Die-Design Validation
August 1, 2016Comments
It makes little difference how much individual experience we acquire or the number of experienced toolmakers and engineers that we collectively involve in our die-design processes; sooner or later we find ourselves uttering these dreaded words:
“If we only knew then what we know now, we would have designed this die differently.” Fig. 1
To a great extent, metal-stamping processes succeed or fail based on the suitability of the die design. If the tooling is not designed properly, there’s not much that can be done in the press shop to develop a process that runs reliably and profitably.
Unfortunately, many dies are thought to be designed properly if they can repeatedly produce parts within part-print specification at a predetermined production rate during die tryout. However, two problems arise with this approach. First, validating a design after the product already has been produced does not represent sound engineering or business practice. Shouldn’t a metalformer test and validate the design before investing time and money in die construction? Secondly, after production begins the stamper often finds that small and seemingly insignificant changes in process inputs —material properties, die lubrication, die temperature or tool geometry, for example—can send the process out of control.

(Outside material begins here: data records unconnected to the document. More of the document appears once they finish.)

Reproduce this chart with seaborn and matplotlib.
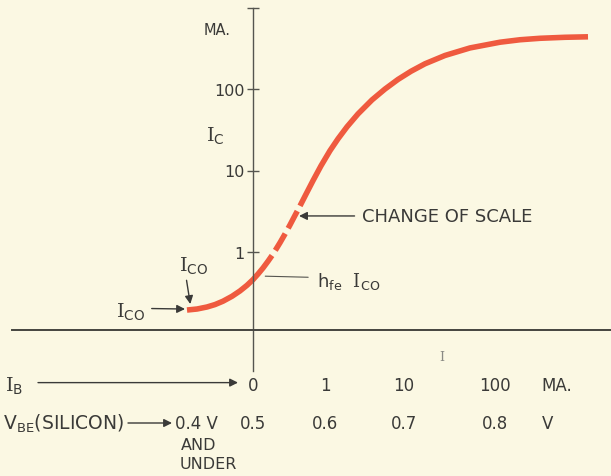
import numpy as np
import pandas as pd
import matplotlib
matplotlib.use("Agg")
import matplotlib.pyplot as plt
import seaborn as sns

# Data
# transfer curve: base-emitter voltage (V) vs collector current (mA)
vbe = [0.4000, 0.4152, 0.4303, 0.4424, 0.4545, 0.4682, 0.4803, 0.4909, 0.5000,
       0.5069, 0.5139, 0.5208, 0.5264,
       0.5319, 0.5375, 0.5444, 0.5514, 0.5583, 0.5653,
       0.5736, 0.5833, 0.5944, 0.6063, 0.6165, 0.6279, 0.6418, 0.6595, 0.6760,
       0.6924, 0.7077, 0.7231, 0.7451, 0.7725, 0.8055, 0.8275, 0.8495, 0.8769,
       0.9022]
ic = [0.256, 0.269, 0.295, 0.326, 0.369, 0.432, 0.501, 0.573, 0.646,
      0.717, 0.795, 0.881, 0.955,
      1.08, 1.30, 1.66, 2.15, 2.81, 3.68,
      5.12, 7.50, 11.4, 17.5, 24.5, 34.4, 49.5, 73.5, 100,
      131, 165, 204, 258, 319, 375, 402, 419, 431,
      437]
part = ["low"] * 13 + ["break"] * 6 + ["high"] * 19

ic_ticks = [1, 10, 100, 1000]
ic_tick_labels = ["1", "10", "100", ""]
vbe_ticks = [0.5, 0.6, 0.7, 0.8]
vbe_labels = ["0.5", "0.6", "0.7", "0.8"]
ib_labels = ["0", "1", "10", "100"]

ico = (vbe[0], ic[0])          # leakage current point
hfe_ico = (0.517, 0.69)        # current where curve crosses the Ic axis
scale_break = (0.564, 2.77)    # where the scale changes

df = pd.DataFrame({"VBE": vbe, "IC": ic, "part": part})
# neighbouring segments share their end rows
low = df.iloc[0:13]
mid = df.iloc[12:19]
high = df.iloc[18:]

# Scales
# Ic: linear below 1 mA, log above (the "change of scale")
K = 78 / 81.5


def ic_fwd(v):
    v = np.asarray(v, dtype=float)
    with np.errstate(all="ignore"):
        return np.where(v <= 1, K * v, K + np.log10(np.maximum(v, 1)))


def ic_inv(t):
    t = np.asarray(t, dtype=float)
    with np.errstate(all="ignore"):
        return np.where(t <= K, t / K, 10 ** (np.minimum(t, 12) - K))


# Vbe: hand drawn spacing between the voltage labels
knot_v = [0.4, 0.5, 0.6, 0.7, 0.8]
knot_p = [187, 253, 325, 404, 495]
sl = (knot_p[1] - knot_p[0]) / (knot_v[1] - knot_v[0])
sr = (knot_p[-1] - knot_p[-2]) / (knot_v[-1] - knot_v[-2])


def v_fwd(v):
    v = np.asarray(v, dtype=float)
    out = np.interp(v, knot_v, knot_p)
    out = out + np.where(v < knot_v[0], (v - knot_v[0]) * sl, 0)
    out = out + np.where(v > knot_v[-1], (v - knot_v[-1]) * sr, 0)
    return out


def v_inv(p):
    p = np.asarray(p, dtype=float)
    out = np.interp(p, knot_p, knot_v)
    out = out + np.where(p < knot_p[0], (p - knot_p[0]) / sl, 0)
    out = out + np.where(p > knot_p[-1], (p - knot_p[-1]) / sr, 0)
    return out


# Style
sns.set_theme(style="white")
plt.rcParams["font.family"] = ["DejaVu Sans"]
plt.rcParams["mathtext.fontset"] = "custom"
plt.rcParams["mathtext.rm"] = "DejaVu Serif"
plt.rcParams["mathtext.sf"] = "DejaVu Sans"

BG = "#fbf8e3"
RED = "#ef5a3f"
INK = "#3a3a38"
AXC = "#55554f"

fig = plt.figure(figsize=(6.11, 4.77), dpi=100, facecolor=BG)
ax = fig.add_axes([0, 0, 1, 1], facecolor=BG)
ax.set_xscale("function", functions=(v_fwd, v_inv))
ax.set_yscale("function", functions=(ic_fwd, ic_inv))
ax.set_xlim(v_inv(0), v_inv(611))
ax.set_ylim(ic_inv(-146 / 81.5), ic_inv(331 / 81.5))

# Curve
for seg in [low, mid, high]:
    sns.lineplot(data=seg, x="VBE", y="IC", sort=False, estimator=None,
                 color=RED, linewidth=4.0, ax=ax)
for i, line in enumerate(ax.lines):
    line.set_solid_capstyle("butt")
    line.set_dash_capstyle("butt")
    line.set_solid_joinstyle("round")
    if i == 1:
        line.set_linestyle((3.5, (3.5, 1.1)))

# Axes lines
for s in ["top", "right"]:
    ax.spines[s].set_visible(False)
ax.spines["left"].set_position(("data", 0.5))
ax.spines["bottom"].set_position(("data", 0))
ax.spines["left"].set_bounds(-0.53, 1000)
ax.spines["bottom"].set_bounds(v_inv(12), v_inv(611))
ax.spines["left"].set_color(AXC)
ax.spines["left"].set_linewidth(1.0)
ax.spines["bottom"].set_color("#45453f")
ax.spines["bottom"].set_linewidth(1.4)

ax.set_yticks(ic_ticks)
ax.set_yticklabels(ic_tick_labels)
ax.yaxis.set_minor_locator(matplotlib.ticker.NullLocator())
ax.xaxis.set_minor_locator(matplotlib.ticker.NullLocator())
ax.tick_params(axis="y", direction="inout", length=8, width=1.0, color=AXC,
               labelsize=11.5, labelcolor=INK, pad=2, left=True)
ax.set_xticks([])
ax.set_xlabel("")
ax.set_ylabel("")

# Axis titles
ax.text(0.355, 0.937, "MA.", transform=ax.transAxes, ha="center", va="center",
        fontsize=10.5, color=INK)
ax.text(0.352, 0.715, r"$\mathrm{I}_{\mathsf{C}}$", transform=ax.transAxes,
        ha="center", va="center", fontsize=14, color=INK)

# Annotations
arrow = dict(arrowstyle="-|>", color=INK, lw=1.0, mutation_scale=12,
             shrinkA=3, shrinkB=0)
ax.annotate("CHANGE OF SCALE", xy=scale_break, xytext=(362 / 611, 1 - 217 / 477),
            textcoords="axes fraction", ha="left", va="center",
            fontsize=13, color=INK, arrowprops=arrow)
ax.annotate(r"$\mathsf{h}_{\mathsf{fe}}\ \ \mathrm{I}_{\mathsf{CO}}$",
            xy=hfe_ico, xytext=(317 / 611, 1 - 281 / 477),
            textcoords="axes fraction", ha="left", va="center",
            fontsize=13, color=INK,
            arrowprops=dict(arrowstyle="-", color=AXC, lw=0.8,
                            shrinkA=4, shrinkB=0, relpos=(0, 0.62)))
ax.annotate(r"$\mathrm{I}_{\mathsf{CO}}$", xy=(ico[0] + 0.005, ic[0] * 1.3),
            xytext=(194 / 611, 1 - 266 / 477), textcoords="axes fraction",
            ha="center", va="center", fontsize=14, color=INK,
            arrowprops=dict(arrow, relpos=(0.22, 0), shrinkA=1))
ax.annotate(r"$\mathrm{I}_{\mathsf{CO}}$", xy=(ico[0] - 0.003, ic[0] * 1.05),
            xytext=(131 / 611, 1 - 312 / 477), textcoords="axes fraction",
            ha="center", va="center", fontsize=14, color=INK,
            arrowprops=dict(arrow, relpos=(1, 0.62), shrinkA=2))

# stray mark on the scan
ax.text(442 / 611, 1 - 358 / 477, "I", transform=ax.transAxes, ha="center",
        va="center", fontsize=9, color="#8a8a84", family="DejaVu Serif")

# Bottom scales
xt = ax.get_xaxis_transform()
row_ib = 1 - 386 / 477
row_v = 1 - 424 / 477
for x, lab in zip(vbe_ticks, ib_labels):
    ax.text(x, row_ib, lab, transform=xt, ha="center", va="center",
            fontsize=12, color=INK)
for x, lab in zip(vbe_ticks, vbe_labels):
    ax.text(x, row_v, lab, transform=xt, ha="center", va="center",
            fontsize=12, color=INK)
ax.text(0.8505, row_ib, "MA.", transform=xt, ha="left", va="center",
        fontsize=12, color=INK)
ax.text(0.852, row_v, "V", transform=xt, ha="left", va="center",
        fontsize=12, color=INK)
ax.annotate("0.4 V", xy=(0.4, row_v), xycoords=xt, xytext=(7, 0),
            textcoords="offset points", ha="center", va="center",
            fontsize=12, color=INK)
ax.text(181 / 611, 1 - 446 / 477, "AND", transform=ax.transAxes, ha="left",
        va="center", fontsize=11.5, color=INK)
ax.text(180 / 611, 1 - 465 / 477, "UNDER", transform=ax.transAxes, ha="left",
        va="center", fontsize=11.5, color=INK)
ax.text(0.008, row_ib, r"$\mathrm{I}_{\mathsf{B}}$", transform=ax.transAxes,
        ha="left", va="center", fontsize=14, color=INK)
ax.text(0.005, row_v, r"$\mathsf{V}_{\mathsf{BE}}$(SILICON)", transform=ax.transAxes,
        ha="left", va="center", fontsize=13.5, color=INK)
ax.annotate("", xy=(238 / 611, row_ib + 0.005), xytext=(38 / 611, row_ib + 0.005),
            xycoords="axes fraction", arrowprops=dict(arrow, shrinkA=0))
ax.annotate("", xy=(172 / 611, row_v), xytext=(128 / 611, row_v),
            xycoords="axes fraction", arrowprops=dict(arrow, shrinkA=0))

fig.savefig("out.png", dpi=100, facecolor=BG)
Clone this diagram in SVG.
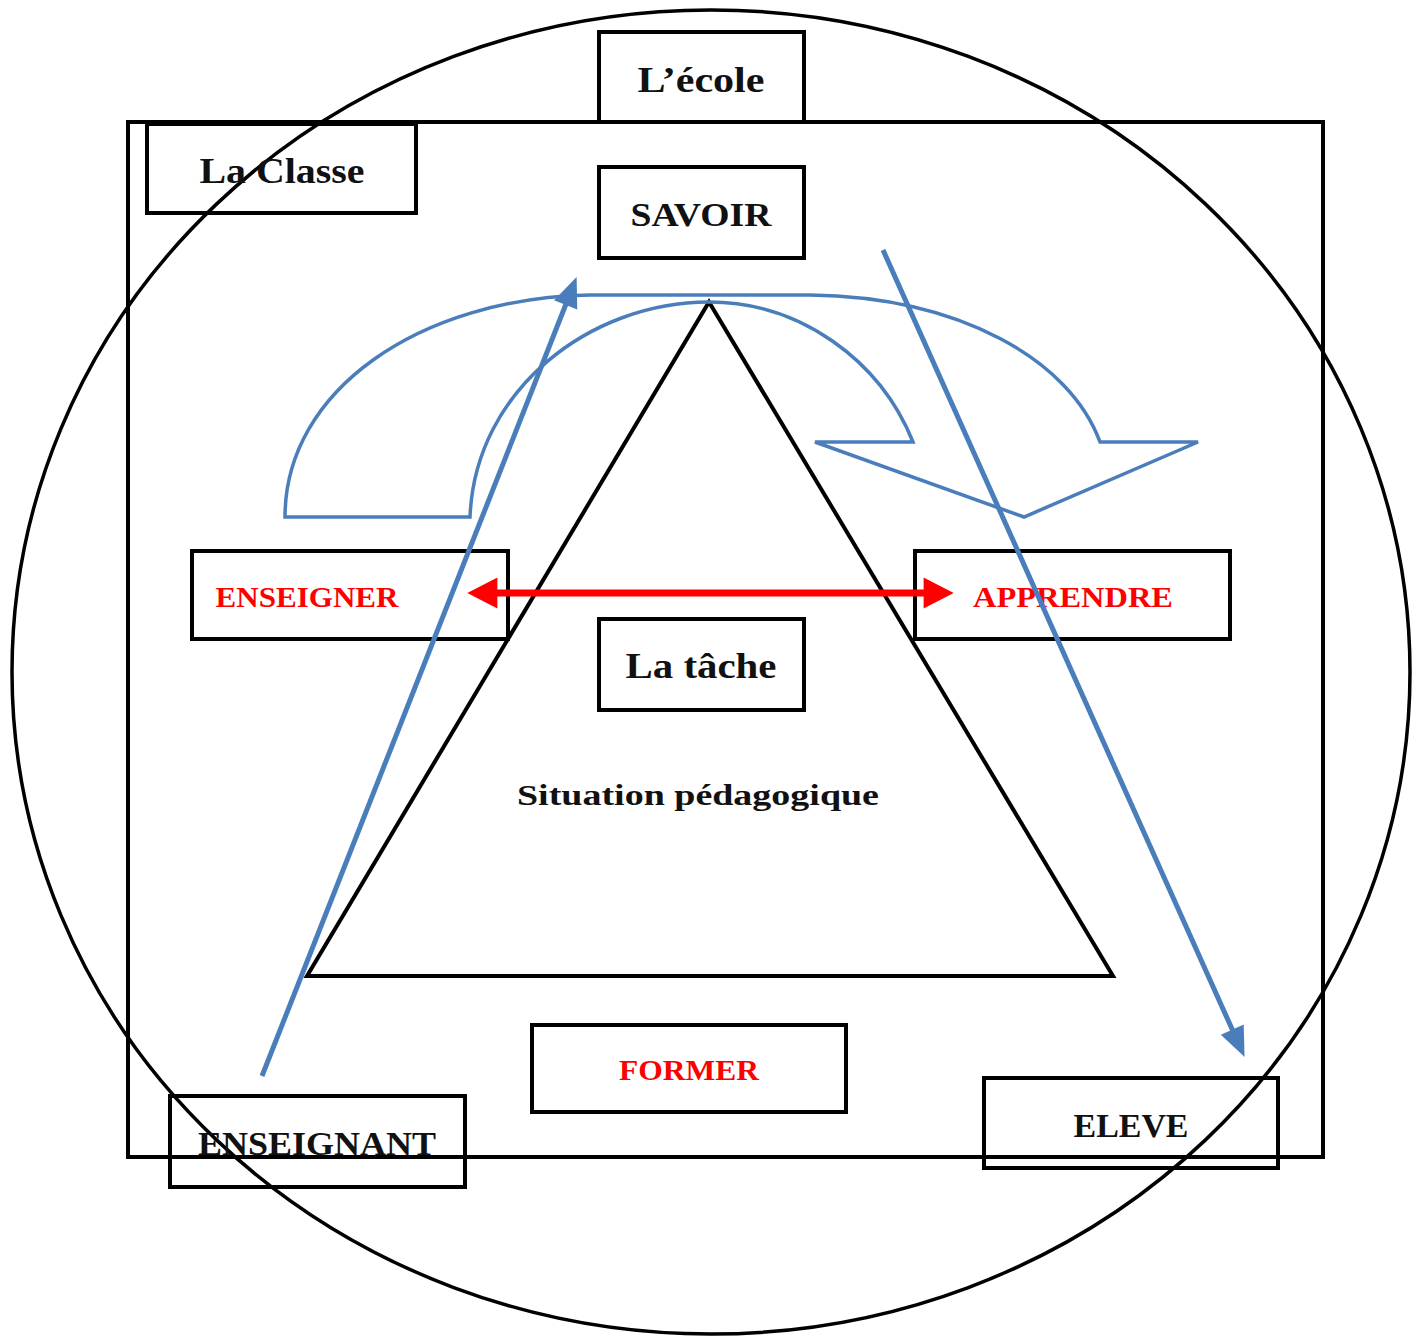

During most die-design and engineering evaluations, engineers have substantial freedom early in the design phase. This design freedom degrades quickly as build and tryout phases approach. When design freedom is at its highest, the engineer often has very little part-specific manufacturing knowledge (Fig. 1). Without knowledge of the influences of variables such as friction, material properties and workpiece geometry on process mechanics, it is impossible to adequately design dies much less predict and prevent the occurrence of defects.